An hour or so passed. Time flies so incredibly fast when you hit a moundful of inspiration. But just like an adrenaline rush, the mind seems to go into shock once the brain boost is emptied. Good timing, the latest manga is out! Hmmm, now which one to read first…
Three friends suddenly blared their chat boxes at me. Torn between manga and friends, I shifted to a skill they never taught ((and can never teach) at school: online social multitasking.
During moments like these, I am perplexed at the complex ability of the human brain. Just imagine: I was juggling through three manga stories while chatting with three different human beings with three different issues in life.
And I was working on a deadline.
I stretched for a while. Staring back at my not-so-sure-if-it’s-finished work, I opted for some hot coffee. I subconsciously hurried getting my mug, stirring the liquid while walking, mind gears still creaking on the multiple conversations and the ongoing work.
The computer screen was flooded by two more chat windows.
Oooh, my sister posted something interesting. Couldn’t let it pass. And so a long bout of online sibling bickering competition ensued. By the time I ran out of ideas to pester her, two chatters were already offline. Yay! I diplomatically apologized to them anyway.
Maybe it was the once-warm-now-deathly-cold coffee that stirred my imagination, or maybe it was the brain drill I had with my sister – but I was able to breeze through a particular brain block on the project. Whew.
I was about to add some finishing touches to the work when an unexpected chatter popped up on my screen.
She looked lovelier today – even though she haven’t changed her profile picture.
“Heya!” I helplessly replied automatically.
“Ano ginagawa mo?”
“Umm,” Should I say I’m working? Maybe that will drive her away. But I have a deadline. Yet I want to chat with her. I realized then that online social multitasking is vulnerable to the emotional virus which is endemic to most people.

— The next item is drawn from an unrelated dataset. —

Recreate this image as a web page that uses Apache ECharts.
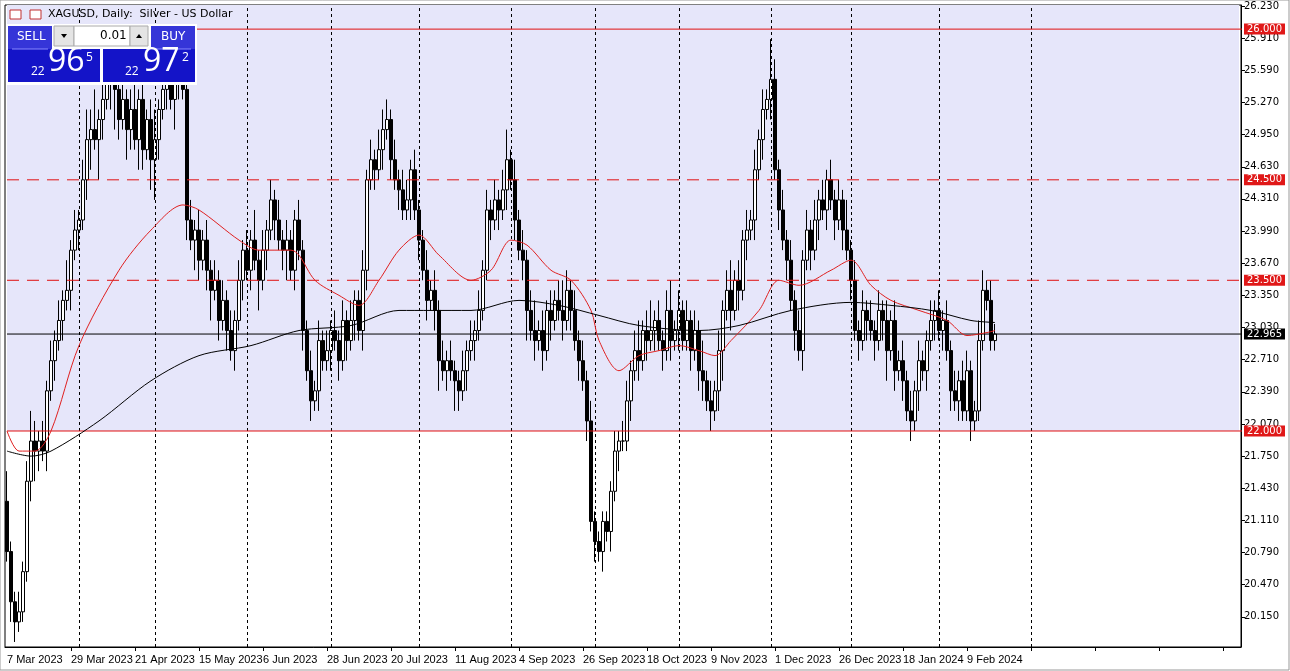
<!DOCTYPE html>
<html><head><meta charset="utf-8">
<script src="https://cdn.jsdelivr.net/npm/echarts@6/dist/echarts.min.js"></script>
<style>html,body{margin:0;padding:0;background:#fff}#c{width:1290px;height:671px}</style>
</head><body><div id="c"></div>
<script>
const dateLabels=['7 Mar 2023','29 Mar 2023','21 Apr 2023','15 May 2023','6 Jun 2023','28 Jun 2023','20 Jul 2023','11 Aug 2023','4 Sep 2023','26 Sep 2023','18 Oct 2023','9 Nov 2023','1 Dec 2023','26 Dec 2023','18 Jan 2024','9 Feb 2024'];
const priceTicks=[20.150,20.470,20.790,21.110,21.430,21.750,22.070,22.390,22.710,23.030,23.350,23.670,23.990,24.310,24.630,24.950,25.270,25.590,25.910,26.230];
const monthSeparators=[18,37,60,81,103,126,147,168,191,211,233,256];
const firstOpen=21.3;
const closes=[
20.8,20.3,20.1,20.2,20.6,21.5,21.9,21.8,21.9,21.8,
22.4,22.7,22.9,23.1,23.3,23.4,23.8,24.0,24.1,24.5,
24.9,25.0,24.9,25.1,25.3,25.5,25.6,25.4,25.1,25.3,
25.0,25.2,24.9,25.3,24.8,25.1,24.7,24.9,25.2,25.4,
25.6,25.3,25.5,25.7,25.4,24.1,23.9,24.0,23.7,23.9,
23.6,23.4,23.5,23.1,23.3,23.0,22.8,23.1,23.5,23.8,
23.6,23.9,23.7,23.5,23.8,24.0,24.3,24.1,23.9,23.8,
23.9,23.6,24.1,23.8,23.0,22.6,22.3,22.4,22.9,22.7,
22.8,23.0,22.9,22.7,23.1,22.9,23.1,23.3,23.0,23.6,
24.5,24.7,24.6,24.8,25.0,25.1,24.7,24.5,24.4,24.2,
24.3,24.6,24.2,23.9,23.6,23.3,23.4,23.2,22.7,22.6,
22.7,22.6,22.5,22.4,22.6,22.8,22.9,23.0,23.2,23.6,
24.2,24.1,24.3,24.2,24.4,24.7,24.5,24.1,23.8,23.7,
23.2,23.0,22.9,23.0,22.8,23.2,23.1,23.3,23.2,23.1,
23.4,23.2,22.9,22.7,22.5,22.1,21.1,20.9,20.8,21.1,
21.0,21.4,21.8,21.9,21.9,22.3,22.6,22.8,22.7,23.0,
22.9,23.0,23.1,22.9,22.8,23.2,22.9,23.0,23.2,22.9,
23.1,22.8,23.0,22.6,22.5,22.3,22.2,22.4,22.8,23.2,
23.4,23.2,23.5,23.4,23.9,24.0,24.1,24.6,24.9,25.2,
25.3,25.5,24.6,24.2,23.9,23.7,23.3,23.0,22.8,23.7,
24.0,23.8,24.1,24.3,24.2,24.5,24.3,24.1,24.3,24.0,
23.8,23.5,23.0,22.9,23.2,23.1,23.0,22.9,23.2,23.1,
22.8,23.1,22.6,22.7,22.5,22.2,22.1,22.4,22.7,22.6,
22.9,23.1,23.2,23.0,23.1,22.8,22.4,22.3,22.5,22.2,
22.6,22.1,22.2,22.9,23.4,23.3,22.9,22.965];
const upWick=[
.3,.1,.1,.2,.1,.2,.3,.2,.1,.2, .1,.2,.1,.2,.1,.3,.1,.2,.1,.2,
.3,.2,.4,.1,.2,.3,.2,.1,.2,.3, .1,.2,.3,.1,.2,.1,.2,.3,.1,.2,
.2,.3,.1,.2,.3,.1,.2,.1,.2,.1, .2,.1,.2,.1,.2,.1,.2,.1,.2,.1,
.2,.1,.3,.1,.2,.1,.2,.1,.2,.1, .2,.1,.1,.2,.1,.1,.2,.1,.2,.1,
.2,.1,.2,.1,.2,.1,.2,.1,.1,.2, .1,.2,.1,.2,.2,.2,.1,.2,.1,.2,
.2,.1,.2,.1,.1,.2,.1,.2,.1,.2, .1,.2,.1,.1,.2,.1,.2,.1,.2,.1,
.2,.1,.2,.1,.2,.3,.1,.2,.1,.2, .1,.2,.3,.1,.2,.1,.2,.1,.2,.3,
.2,.1,.2,.1,.2,.1,.2,.1,.1,.1, .1,.1,.2,.1,.2,.2,.1,.2,.3,.1,
.2,.3,.1,.2,.1,.2,.3,.1,.2,.1, .2,.1,.2,.1,.3,.1,.2,.1,.2,.1,
.2,.3,.1,.2,.1,.2,.1,.2,.1,.2, .1,.4,.2,.1,.2,.1,.2,.1,.2,.1,
.2,.1,.2,.1,.2,.1,.2,.1,.2,.1, .3,.1,.2,.1,.2,.1,.2,.1,.2,.1,
.2,.1,.2,.1,.2,.1,.2,.1,.2,.1, .1,.2,.1,.2,.1,.2,.1,.2,.1,.2,
.2,.1,.1,.2,.2,.1,.2,.1];
const downWick=[
.1,.2,.2,.1,.1,.1,.2,.3,.2,.1, .2,.1,.2,.1,.2,.1,.2,.1,.2,.1,
.2,.3,.1,.4,.2,.1,.3,.4,.2,.1, .3,.2,.1,.3,.2,.1,.3,.4,.2,.1,
.2,.1,.3,.2,.1,.2,.1,.3,.2,.1, .2,.3,.1,.2,.1,.2,.1,.2,.1,.2,
.1,.2,.1,.3,.1,.2,.1,.2,.1,.2, .3,.1,.2,.1,.2,.1,.2,.1,.2,.1,
.1,.2,.1,.2,.1,.2,.1,.2,.1,.2, .2,.1,.2,.1,.2,.1,.2,.1,.2,.1,
.1,.2,.1,.2,.1,.2,.1,.2,.3,.1, .2,.1,.3,.2,.1,.2,.1,.2,.1,.1,
.1,.2,.1,.2,.1,.2,.1,.2,.1,.2, .3,.1,.2,.1,.2,.1,.2,.1,.1,.2,
.1,.2,.1,.2,.1,.2,.1,.2,.1,.2, .1,.2,.1,.2,.1,.1,.2,.1,.2,.1,
.2,.1,.2,.1,.2,.1,.2,.1,.2,.1, .1,.2,.1,.2,.2,.1,.2,.1,.2,.3,
.1,.2,.1,.2,.1,.2,.1,.2,.1,.2, .1,.2,.1,.2,.1,.2,.1,.2,.1,.2,
.1,.2,.1,.2,.1,.2,.1,.2,.1,.2, .1,.2,.1,.2,.1,.2,.1,.2,.1,.2,
.3,.1,.2,.1,.2,.1,.2,.1,.2,.1, .2,.1,.2,.1,.2,.1,.2,.1,.2,.1,
.1,.2,.1,.1,.1,.1,.1,.1];
const maFast=[[0,22.0],[3,21.8],[7,21.8],[11,22.0],[18,22.85],[28,23.6],[36,24.0],[44,24.25],[48,24.2],[58,23.9],[63,23.8],[71,23.8],[73,23.75],[77,23.5],[83,23.35],[88,23.25],[93,23.5],[98,23.8],[103,23.95],[108,23.75],[116,23.5],[121,23.6],[126,23.9],[130,23.85],[136,23.6],[141,23.5],[146,23.2],[148,22.9],[153,22.6],[158,22.75],[163,22.8],[168,22.85],[173,22.8],[177,22.75],[181,22.9],[188,23.2],[193,23.5],[198,23.45],[206,23.6],[211,23.7],[216,23.45],[221,23.3],[228,23.2],[235,23.1],[240,22.95],[245,22.98],[247,23.0]];
const maSlow=[[0,21.8],[6,21.75],[11,21.8],[23,22.1],[36,22.5],[48,22.75],[61,22.85],[73,23.0],[86,23.05],[98,23.2],[106,23.2],[116,23.2],[128,23.3],[138,23.25],[148,23.15],[158,23.05],[173,23.0],[183,23.05],[196,23.2],[211,23.28],[221,23.25],[231,23.2],[241,23.1],[247,23.08]];
const levels=[{v:26.0,t:'solid'},{v:24.5,t:'dashed'},{v:23.5,t:'dashed'},{v:22.0,t:'solid'}];
const currentPrice=22.965;
const NSLOTS=309;

const cats=[];for(let i=0;i<NSLOTS;i++)cats.push(i);
const ohlc=[];let prev=firstOpen;
for(let i=0;i<closes.length;i++){const o=prev,c=closes[i];ohlc.push([o,c,Math.min(o,c)-downWick[i],Math.max(o,c)+upWick[i]]);prev=c;}
function maSeries(s){const a=new Array(NSLOTS).fill(null);s.forEach(p=>a[p[0]]=p[1]);return a;}
function levelSeries(v,color,type,bg,txt,extra){
  return Object.assign({type:'line',data:cats.map((c,i)=>[i-0.5+ (i===NSLOTS-1?1:0),v]),symbol:'none',silent:true,z:5,
    lineStyle:{color:color,width:1,type:type},
    endLabel:{show:true,formatter:txt,color:'#fff',backgroundColor:bg,padding:[1,3,0,3],fontSize:10,fontFamily:'DejaVu Sans',distance:2}},extra||{});
}
const series=[];
series.push({type:'line',data:[[0,22.0],[NSLOTS-1,22.0]],symbol:'none',silent:true,z:1,lineStyle:{width:0},
  areaStyle:{color:'#e6e6fa',origin:'end',opacity:1}});
series.push({type:'candlestick',data:ohlc,barWidth:3,z:4,
  itemStyle:{color:'#fff',color0:'#000',borderColor:'#000',borderColor0:'#000',borderWidth:1},
  markLine:{silent:true,symbol:['none','none'],label:{show:false},
    data:monthSeparators.map(m=>({xAxis:m})),lineStyle:{color:'#000',width:1,type:[3,3]}}});
levels.forEach(l=>series.push(levelSeries(l.v,'#e01010',l.t==='dashed'?[12,8]:'solid','#e01818',l.v.toFixed(3))));
series.push(levelSeries(currentPrice,'#000','solid','#000','22.965',{z:5}));
series.push({type:'line',data:maSeries(maFast),connectNulls:true,symbol:'none',smooth:0.3,lineStyle:{color:'#e02020',width:1},z:6});
series.push({type:'line',data:maSeries(maSlow),connectNulls:true,symbol:'none',smooth:0.3,lineStyle:{color:'#000',width:1},z:6});

const Z=100;
const chart=echarts.init(document.getElementById('c'));
chart.setOption({
 animation:false,backgroundColor:'#fff',
 grid:{left:5,right:49,top:5,bottom:24,show:true,borderColor:'#000',borderWidth:1},
 xAxis:{type:'category',data:cats,boundaryGap:true,
   axisLine:{show:true,lineStyle:{color:'#000'}},
   axisTick:{show:true,alignWithLabel:true,interval:(i)=>i%16===0&&i>0,length:4,lineStyle:{color:'#000'}},
   axisLabel:{interval:(i)=>i%16===0&&i/16<dateLabels.length,hideOverlap:false,formatter:(v,i)=>dateLabels[i/16]||'',align:'left',margin:7,color:'#000',fontSize:11,fontFamily:'Liberation Sans'},
   splitLine:{show:false}},
 yAxis:{type:'value',position:'right',min:19.85,max:26.24,scale:true,
   axisLine:{show:true,lineStyle:{color:'#000'}},
   axisTick:{show:true,customValues:priceTicks,length:4,lineStyle:{color:'#000'}},
   axisLabel:{customValues:priceTicks,formatter:v=>v.toFixed(3),color:'#000',fontSize:10,fontFamily:'DejaVu Sans',margin:3},
   splitLine:{show:false}},
 series:series,
 graphic:[
  {type:'rect',z:Z,shape:{x:0,y:0,width:1289,height:670},style:{fill:'none',stroke:'#999'},silent:true},
  {type:'rect',z:Z,shape:{x:10,y:10,width:11,height:9},style:{fill:'#fff',stroke:'#c03030'}},
  {type:'rect',z:Z,shape:{x:30,y:10,width:11,height:9},style:{fill:'#fff',stroke:'#c03030'}},
  {type:'text',z:Z,left:48,top:9,style:{text:'XAGUSD, Daily:  Silver - US Dollar',fontSize:11,fontFamily:'DejaVu Sans',fill:'#000'}},
  {type:'rect',z:Z,shape:{x:6,y:24,width:191,height:61},style:{fill:'#fff'}},
  {type:'rect',z:Z,shape:{x:8,y:26,width:44,height:24},style:{fill:'#3535d8'}},
  {type:'text',z:Z,left:17,top:31,style:{text:'SELL',fontSize:12,fontFamily:'DejaVu Sans',fill:'#fff'}},
  {type:'rect',z:Z,shape:{x:54,y:26,width:20,height:20},style:{fill:'#e4e4e4',stroke:'#aaa'}},
  {type:'polygon',z:Z,shape:{points:[[61,34],[67,34],[64,38]]},style:{fill:'#000'}},
  {type:'rect',z:Z,shape:{x:74,y:26,width:56,height:20},style:{fill:'#fff',stroke:'#aaa'}},
  {type:'text',z:Z,left:100,top:30,style:{text:'0.01',fontSize:12,fontFamily:'DejaVu Sans',fill:'#000'}},
  {type:'rect',z:Z,shape:{x:130,y:26,width:18,height:20},style:{fill:'#e4e4e4',stroke:'#aaa'}},
  {type:'polygon',z:Z,shape:{points:[[136,38],[142,38],[139,34]]},style:{fill:'#000'}},
  {type:'rect',z:Z,shape:{x:151,y:26,width:44,height:24},style:{fill:'#3535d8'}},
  {type:'text',z:Z,left:161,top:31,style:{text:'BUY',fontSize:12,fontFamily:'DejaVu Sans',fill:'#fff'}},
  {type:'rect',z:Z,shape:{x:8,y:49,width:92,height:33},style:{fill:'#1414c8'}},
  {type:'rect',z:Z,shape:{x:103,y:49,width:92,height:33},style:{fill:'#1414c8'}},
  {type:'line',z:Z,shape:{x1:12,y1:49,x2:48,y2:49},style:{stroke:'#8888ff'}},
  {type:'line',z:Z,shape:{x1:155,y1:49,x2:191,y2:49},style:{stroke:'#8888ff'}},
  {type:'text',z:Z,left:31,top:66,style:{text:'22',fontSize:12,fontFamily:'Open Sans',fill:'#fff'}},
  {type:'text',z:Z,left:48,top:46,style:{text:'96',fontSize:32,fontFamily:'Open Sans',fill:'#fff'}},
  {type:'text',z:Z,left:86,top:52,style:{text:'5',fontSize:12,fontFamily:'Open Sans',fill:'#fff'}},
  {type:'text',z:Z,left:125,top:66,style:{text:'22',fontSize:12,fontFamily:'Open Sans',fill:'#fff'}},
  {type:'text',z:Z,left:143,top:46,style:{text:'97',fontSize:32,fontFamily:'Open Sans',fill:'#fff'}},
  {type:'text',z:Z,left:182,top:52,style:{text:'2',fontSize:12,fontFamily:'Open Sans',fill:'#fff'}}
 ]
});
</script></body></html>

It’s offhandedly described as ‘infatuation’. Its symptoms include online stalking of profiles, repeatedly longing and imagining that the person would chat again, constantly trying out applications she had tried, to the point that one creates a virtual world within the perimeters of the digital community. One’s daily routine is corrupted to the point where login includes checking up on how that person is doing, and likewise with the logout session.
The advantage of online conversation is that you don’t stammer, you don’t need to be conscious of your breath, and your puppy-like, dopey-eyed facial expressions don’t betray you at all.
I forgot I had a deadline.
I checked my watch (forgetting that there’s a small time indicator at the lower right corner of my screen), and as if we were physically together, she bids farewell – much to my chagrin and relief.
Where was I?
I sit for awhile, trying to recall something I’ve missed.
My draconic intestines reminded me.
Need to eat. Lunch.
I yawned lazily, debating if I should just have another batch of coffee or eat something solid for a change. Or both. But of course, first things first…
* * *
DISCLAIMER: If you think a particular scenario strongly resembles my online memory with you, you’re being paranoid. You may be right, but I will never admit it. And yes, these conversations (even the ones inside the characters’ thoughts) are fictional.